Oklahoma panel stops turnpike plan to refund all debt it has outstanding.

ATLANTA -- The Oklahoma Turnpike Authority's plan to sell $650 million of bonds to refund all of its outstanding debt was stopped Tuesday by the state Legislative Bond Oversight Commission.

The proposal died on 2-to-2 vote of the commission, as Sen. Stratton Taylor, D-Claremore, and Rep. Jim Hamilton, D-Poteau, remained unconvinced that the deal generates sufficient savings, Sen. Taylor said yesterday. Under Oklahoma law, state bond sales cannot move forward unless they get separate majority approval from the Legislative Bond Oversight Commission and its companion oversight agency, the Executive Bond Oversight Commission.

"I was concerned, as was Rep. Hamilton, about the low present-value savings under the turnpike authority proposal," Sen. Taylor said. "As I understand the proposal, those savings would be about 2% -- whereas 3% to 6% would seem a more appropriate target," he said.

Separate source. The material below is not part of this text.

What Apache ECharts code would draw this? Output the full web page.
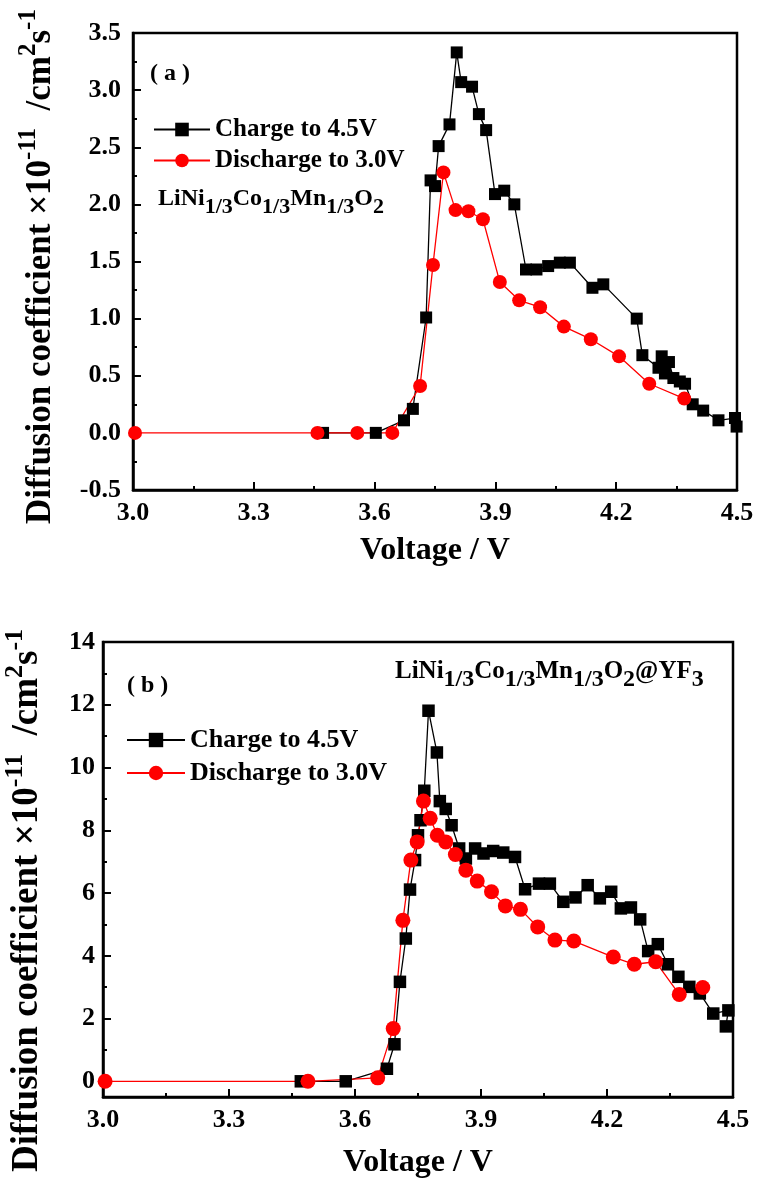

Sen. Taylor said he was also troubled that the authority had left itself the option of selling a portion of the refunding as variable-rate debt, for which a definite calculation of present-value savings is impossible. Present value savings are typically achieved when an issuer takes advantage of a decline in interest rates to pay off previously issued high-coupon debt using the proceeds from a bond issue carrying a lower rate.

As proposed by the turnpike authority, the deal would have refunded all of the authority's unrefunded debt, for a present value savings of about $12 million, or 2% of the transaction, according to Ronald K. Mason, the turnpike authority's chief financial officer.

Mr. Mason said the authority does not dispute the desirability of present-value savings higher than 2%, but feels that it should been given the option to sell refunding bonds with interest rates at what may be now historic lows.

"Sure we would like to have present value savings of 6%, but remember a lot of the bonds we would refund were sold in 1989, when interest rates were also low," he said. "Selling now may be the best deal we can get for a long time."

In addition to allowing the authority to realize what may be the highest level of present-value savings actually achievable, the proposed refunding presents other important advantages, Mr. Mason said.

In particular, he said, refinancing all the turnpike's outstanding bonds would release the authority from "extremely restrictive" indentures on existing debt that limits reinvestment of bond proceeds. Under the current indentures, the authority cannot reinvest in securities that mature in more than three years. The refunding would extend that to seven years, allowing a yield pickups of up to 200 basis points, he said. The authority also wants to reduce the deposits required to the Turnpike Trust Fund, a backup debt reserve fund, Mr. Mason said.

"Frankly, I'm surprised and a bit disappointed at the commission's action," Mr. Mason said. "We could achieve higher present value savings by going forward with a partial refunding, but then we would give up the advantages of the total refunding."

James Joseph, Oklahoma's bond adviser, also said he was disappointed with the commission's response to the turnpike bond proposal. "We were confident of the public benefits of the proposal and recommended approval," Mr. Joseph said. "I still hope something can be worked out to take advantage of the low level of interest rates -- but if [the refunding] doesn't get done by this summer, "I'm afraid it's not going to get done at all," he said.

Mr. Mason said the turnpike authority has not decided whether to submit a new proposal at the next scheduled meeting date for the commission, which takes place Jan. 30. But he said authority officials are willing to talk with the members of the commission in order to more fully understand their objections.

Rep. Taylor said he was also willing to talk over his objections, but does not expect that a refashioned proposal could be put together in time for reconsideration at the January meeting.

Rep. Taylor said the two other members of the legislative commission that were present at Tuesday's meeting, Rep. Don McCorkell Jr., D-Tulsa, and Rep. Jesse Pilgrim, D-Cushing, voted for the proposal.

In its vote, the Executive Bond Oversight Commission approved the refunding by a two-to one margin, with Lieut. Gov. Jack Mildren voting against, and Greg Main, director of the state's commerce department, and Bill Camps, Governor David Walter's appointee, favoring the proposal, said Kevin Nelson, an aide to Mr. Mildren.

"The lieutenant governor felt that there were enough questions raised that it would be better to explore those questions rather than moving forward with the transaction at this time," Mr. Nelson said. "He felt there has to be a process where the turnpike authority and the legislators work together."